OTT digital marketing refers to advertising delivered through over-the-top streaming platforms, services that distribute video content via the internet rather than through traditional cable or satellite. Advertisers can target audiences on platforms like Hulu, Peacock, Amazon Prime Video, and ad-supported streaming channels, using device-level data to reach specific demographics, household income bands, and interest segments with greater precision than linear TV allows.
How is OTT advertising different from connected TV advertising?
OTT refers broadly to streaming content delivered over the internet, regardless of the device. Connected TV (CTV) is a subset of OTT that specifically refers to streaming viewed on a television screen, whether through a smart TV, streaming stick, or gaming console. Mobile and desktop streaming is OTT but not CTV. For most media planning purposes, CTV is the more commercially relevant distinction because television-screen environments command higher attention and typically higher CPMs than mobile or desktop OTT.
How do you measure the effectiveness of OTT advertising?
Last-touch attribution consistently undervalues OTT because the channel drives awareness and intent that converts through other touchpoints later.
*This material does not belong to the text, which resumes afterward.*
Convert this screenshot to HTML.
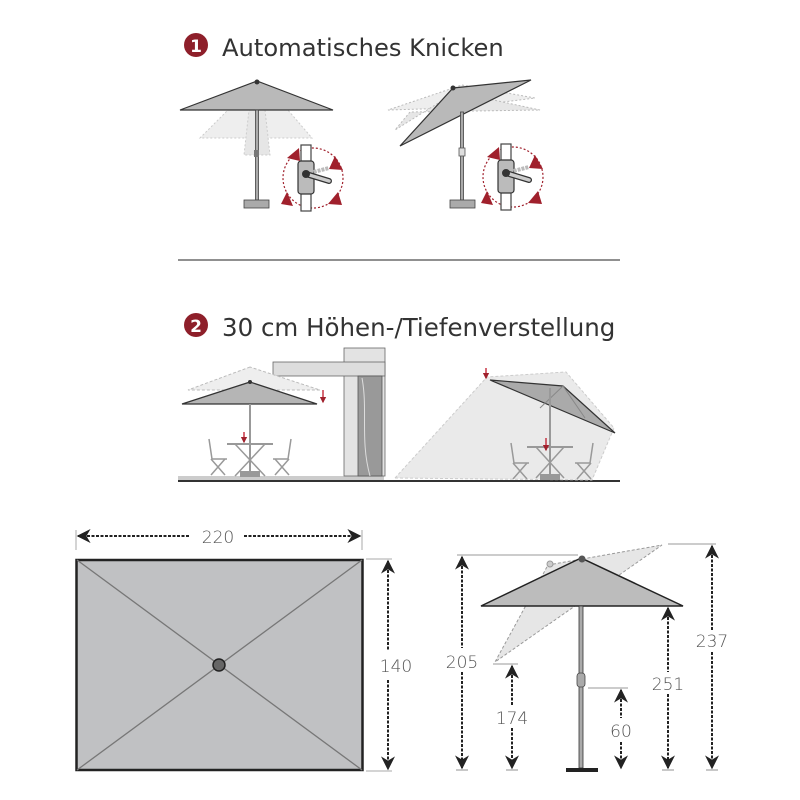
<!DOCTYPE html>
<html><head><meta charset="utf-8"><style>
html,body{margin:0;padding:0;background:#fff}
svg{display:block}
text{font-family:"DejaVu Sans","Liberation Sans",sans-serif;fill:#444}
.d{font-size:17px;fill:#555;font-weight:300}
</style></head><body>
<svg width="800" height="800" viewBox="0 0 800 800" xmlns="http://www.w3.org/2000/svg">
<defs>
<marker id="ar" viewBox="0 0 10 10" refX="9" refY="5" markerWidth="7" markerHeight="7" orient="auto-start-reverse"><path d="M0,0 L10,5 L0,10 L3,5 z" fill="#222"/></marker>
<marker id="rr" viewBox="0 0 10 10" refX="8" refY="5" markerWidth="5" markerHeight="5" orient="auto"><path d="M0,0 L10,5 L0,10 z" fill="#a0202c"/></marker>
<g id="dial">
<circle cx="0" cy="0" r="30" fill="none" stroke="#a0202c" stroke-width="1.2" stroke-dasharray="2,2"/>
<rect x="-12" y="-33" width="10" height="66" fill="#fff" stroke="#444" stroke-width="1.2"/>
<rect x="-15" y="-17" width="16" height="33" rx="3" fill="#bbb" stroke="#333" stroke-width="1.2"/>
<line x1="-7" y1="-4" x2="16" y2="-10" stroke="#bbb" stroke-width="4" stroke-dasharray="3,1"/>
<line x1="-7" y1="-4" x2="16" y2="3" stroke="#333" stroke-width="6" stroke-linecap="round"/>
<line x1="-7" y1="-4" x2="16" y2="3" stroke="#ccc" stroke-width="3.5" stroke-linecap="round"/>
<circle cx="-7" cy="-4" r="4" fill="#333"/>
<path d="M-26,-20 L-14,-30 L-13,-17 z" fill="#a0202c"/>
<path d="M22,-22 L30,-8 L16,-9 z" fill="#a0202c"/>
<path d="M-26,14 L-20,28 L-32,26 z" fill="#a0202c"/>
<path d="M15,26 L25,14 L29,27 z" fill="#a0202c"/>
</g>
<g id="chair" fill="none" stroke="#999" stroke-width="1.5">
<line x1="0" y1="0" x2="3" y2="20"/><line x1="3" y1="20" x2="18" y2="20"/><line x1="2" y1="20" x2="16" y2="36"/><line x1="16" y1="20" x2="2" y2="36"/>
</g>
</defs>

<!-- Titles -->
<circle cx="196" cy="45" r="12" fill="#8e1f2a"/>
<text x="196" y="52" text-anchor="middle" font-size="17" font-weight="bold" style="fill:#fff">1</text>
<text x="222" y="56" font-size="24.2" style="fill:#333">Automatisches Knicken</text>
<line x1="178" y1="260" x2="620" y2="260" stroke="#222" stroke-width="1"/>
<circle cx="196" cy="325" r="12" fill="#8e1f2a"/>
<text x="196" y="332" text-anchor="middle" font-size="17" font-weight="bold" style="fill:#fff">2</text>
<text x="222" y="336" font-size="24.5" style="fill:#333">30 cm Höhen-/Tiefenverstellung</text>

<!-- Section 1 left -->
<polygon points="229,109 287,109 312,138 200,138" fill="#eee" stroke="#ccc" stroke-dasharray="2,2"/>
<polygon points="249,110 265,110 270,155 244,155" fill="#e6e6e6" stroke="#ccc" stroke-dasharray="2,2"/>
<polygon points="257,81 180,110 333,110" fill="#b9b9b9" stroke="#333" stroke-width="1.2"/>
<circle cx="257" cy="82" r="2.5" fill="#333"/>
<rect x="255.5" y="110" width="3" height="90" fill="#aaa" stroke="#444" stroke-width="0.8"/>
<rect x="254" y="150" width="5" height="7" fill="#777"/>
<rect x="244" y="200" width="25" height="8" fill="#aaa" stroke="#444" stroke-width="0.8"/>
<use href="#dial" x="313" y="178"/>

<!-- Section 1 right -->
<polygon points="462,85 535,98 455,108 388,110" fill="#eee" stroke="#bbb" stroke-dasharray="2,2"/>
<polygon points="456,92 540,110 410,112 395,130" fill="#e6e6e6" stroke="#bbb" stroke-dasharray="2,2"/>
<polygon points="453,88 531,80 400,146" fill="#b9b9b9" stroke="#333" stroke-width="1.2"/>
<circle cx="453" cy="88" r="2.5" fill="#333"/>
<rect x="460.5" y="112" width="3" height="88" fill="#aaa" stroke="#444" stroke-width="0.8"/>
<rect x="459" y="148" width="6" height="8" fill="#ddd" stroke="#555" stroke-width="0.8"/>
<rect x="450" y="200" width="25" height="8" fill="#aaa" stroke="#444" stroke-width="0.8"/>
<use href="#dial" x="513" y="177"/>

<!-- Section 2 left -->
<rect x="178" y="476" width="206" height="4" fill="#ccc"/>
<rect x="344" y="348" width="41" height="128" fill="#e3e3e3" stroke="#666" stroke-width="0.8"/>
<rect x="273" y="362" width="112" height="14" fill="#ddd" stroke="#666" stroke-width="0.8"/>
<rect x="358" y="376" width="24" height="100" fill="#999" stroke="#555" stroke-width="0.8"/>
<path d="M362,378 C368,410 360,440 370,476" fill="none" stroke="#ddd" stroke-width="1"/>
<polygon points="250,367 188,390 320,390" fill="#eee" stroke="#bbb" stroke-dasharray="3,2"/>
<polygon points="250,382 182,404 317,404" fill="#b5b5b5" stroke="#333" stroke-width="1.2"/>
<circle cx="250" cy="382" r="2" fill="#333"/>
<line x1="250" y1="404" x2="250" y2="476" stroke="#999" stroke-width="2"/>
<line x1="227" y1="444" x2="273" y2="444" stroke="#999" stroke-width="2"/>
<line x1="235" y1="444" x2="265" y2="476" stroke="#999" stroke-width="1.5"/>
<line x1="265" y1="444" x2="235" y2="476" stroke="#999" stroke-width="1.5"/>
<use href="#chair" x="209" y="439"/>
<g transform="translate(291,439) scale(-1,1)"><use href="#chair"/></g>
<rect x="240" y="471" width="20" height="6" fill="#999"/>
<line x1="244" y1="432" x2="244" y2="442" stroke="#c0182a" stroke-width="1.3" marker-end="url(#rr)"/>
<line x1="323" y1="390" x2="323" y2="402" stroke="#c0182a" stroke-width="1.3" marker-end="url(#rr)"/>

<!-- Section 2 right -->
<line x1="178" y1="481" x2="620" y2="481" stroke="#333" stroke-width="2"/>
<polygon points="395,478 487,377 566,372 614,428 592,480" fill="#eaeaea" stroke="#ccc" stroke-dasharray="3,2"/>
<polygon points="490,380 563,386 615,433" fill="#aaa" stroke="#333" stroke-width="1.2"/>
<line x1="563" y1="386" x2="540" y2="408" stroke="#888"/>
<line x1="563" y1="386" x2="585" y2="418" stroke="#888"/>
<line x1="550" y1="388" x2="550" y2="478" stroke="#999" stroke-width="2"/>
<line x1="527" y1="447" x2="573" y2="447" stroke="#999" stroke-width="2"/>
<line x1="536" y1="447" x2="564" y2="478" stroke="#999" stroke-width="1.5"/>
<line x1="564" y1="447" x2="536" y2="478" stroke="#999" stroke-width="1.5"/>
<use href="#chair" x="511" y="443"/>
<g transform="translate(593,443) scale(-1,1)"><use href="#chair"/></g>
<rect x="540" y="474" width="20" height="6" fill="#999"/>
<line x1="546" y1="438" x2="546" y2="450" stroke="#c0182a" stroke-width="1.3" marker-end="url(#rr)"/>
<line x1="486" y1="368" x2="486" y2="378" stroke="#c0182a" stroke-width="1.3" marker-end="url(#rr)"/>

<!-- Bottom left plan -->
<rect x="76.5" y="560" width="286" height="210" fill="#c0c1c3" stroke="#222" stroke-width="2.5"/>
<line x1="77" y1="560" x2="362" y2="770" stroke="#777" stroke-width="1.3"/>
<line x1="362" y1="560" x2="77" y2="770" stroke="#777" stroke-width="1.3"/>
<circle cx="219" cy="665" r="6" fill="#666" stroke="#222" stroke-width="1.5"/>
<line x1="76" y1="530" x2="76" y2="550" stroke="#aaa"/>
<line x1="362" y1="530" x2="362" y2="550" stroke="#aaa"/>
<line x1="78" y1="536" x2="190" y2="536" stroke="#222" stroke-width="2" stroke-dasharray="3,1.5" marker-start="url(#ar)"/>
<line x1="244" y1="536" x2="360" y2="536" stroke="#222" stroke-width="2" stroke-dasharray="3,1.5" marker-end="url(#ar)"/>
<text x="218" y="543" text-anchor="middle" class="d">220</text>
<line x1="366" y1="559" x2="392" y2="559" stroke="#aaa"/>
<line x1="366" y1="771" x2="392" y2="771" stroke="#aaa"/>
<line x1="388" y1="561" x2="388" y2="650" stroke="#222" stroke-width="2" stroke-dasharray="3,1.5" marker-start="url(#ar)"/>
<line x1="388" y1="680" x2="388" y2="769" stroke="#222" stroke-width="2" stroke-dasharray="3,1.5" marker-end="url(#ar)"/>
<text x="396" y="672" text-anchor="middle" class="d">140</text>

<!-- Bottom right elevation -->
<polygon points="548,565 662,545 495,662" fill="#e6e6e6" stroke="#999" stroke-dasharray="3,2"/>
<circle cx="550" cy="564" r="3" fill="#ccc" stroke="#999"/>
<polygon points="581,558 481,606 683,606" fill="#bcbcbc" stroke="#222" stroke-width="1.5"/>
<circle cx="582" cy="559" r="3.5" fill="#555"/>
<rect x="579" y="606" width="4" height="162" fill="#aaa" stroke="#333" stroke-width="0.8"/>
<rect x="577" y="673" width="8" height="14" rx="3" fill="#aaa" stroke="#444" stroke-width="0.8"/>
<rect x="566" y="768" width="32" height="4" fill="#222"/>
<g stroke="#777" stroke-width="0.8">
<line x1="457" y1="555" x2="578" y2="555"/>
<line x1="493" y1="664" x2="518" y2="664"/>
<line x1="588" y1="688" x2="628" y2="688"/>
<line x1="668" y1="544" x2="716" y2="544"/>
<line x1="456" y1="770" x2="468" y2="770"/><line x1="506" y1="770" x2="518" y2="770"/><line x1="662" y1="770" x2="674" y2="770"/><line x1="706" y1="770" x2="718" y2="770"/>
</g>
<g stroke="#222" stroke-width="2" stroke-dasharray="3,1.5">
<line x1="462" y1="557" x2="462" y2="648" marker-start="url(#ar)"/>
<line x1="462" y1="672" x2="462" y2="768" marker-end="url(#ar)"/>
<line x1="512" y1="666" x2="512" y2="705" marker-start="url(#ar)"/>
<line x1="512" y1="728" x2="512" y2="768" marker-end="url(#ar)"/>
<line x1="621" y1="690" x2="621" y2="718" marker-start="url(#ar)"/>
<line x1="621" y1="742" x2="621" y2="768" marker-end="url(#ar)"/>
<line x1="668" y1="608" x2="668" y2="672" marker-start="url(#ar)"/>
<line x1="668" y1="694" x2="668" y2="768" marker-end="url(#ar)"/>
<line x1="712" y1="546" x2="712" y2="630" marker-start="url(#ar)"/>
<line x1="712" y1="652" x2="712" y2="768" marker-end="url(#ar)"/>
</g>
<text x="462" y="668" text-anchor="middle" class="d">205</text>
<text x="512" y="724" text-anchor="middle" class="d">174</text>
<text x="621" y="737" text-anchor="middle" class="d">60</text>
<text x="668" y="690" text-anchor="middle" class="d">251</text>
<text x="712" y="647" text-anchor="middle" class="d">237</text>
</svg>
</body></html>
More reliable approaches include incrementality testing with holdout groups, branded search volume tracking during and after campaigns, media mix modelling that accounts for cross-channel interaction effects, and site visit rate measurement using pixel-based matching where platforms allow it. The goal is to measure what the channel actually contributes to the business, not just what attribution software assigns to it.
Is OTT advertising suitable for B2B marketers?
OTT is less obviously applicable to B2B than to consumer marketing, but it is not irrelevant. Platforms that support CRM data matching or household-level targeting can allow B2B advertisers to reach specific professional audiences in a lean-back, high-attention environment. This is particularly relevant for account-based marketing approaches where you want to build awareness and familiarity with a defined set of decision-makers. The CPMs are higher than most digital B2B channels, but the attention quality in a living room streaming environment is meaningfully different from a LinkedIn feed.
What are the main risks of OTT advertising and how do you manage them?
The main risks are inventory quality in programmatic environments, poor frequency management leading to viewer irritation, brand safety in content adjacency, and measurement gaps around viewability verification. Managing them requires direct or programmatic guaranteed deals where possible rather than open-market buying, household-level frequency caps enforced across platforms, explicit content inclusion and exclusion lists agreed before launch, and a measurement framework that goes beyond vendor-reported impressions to track downstream business signals like branded search uplift and conversion rate changes in exposed audiences.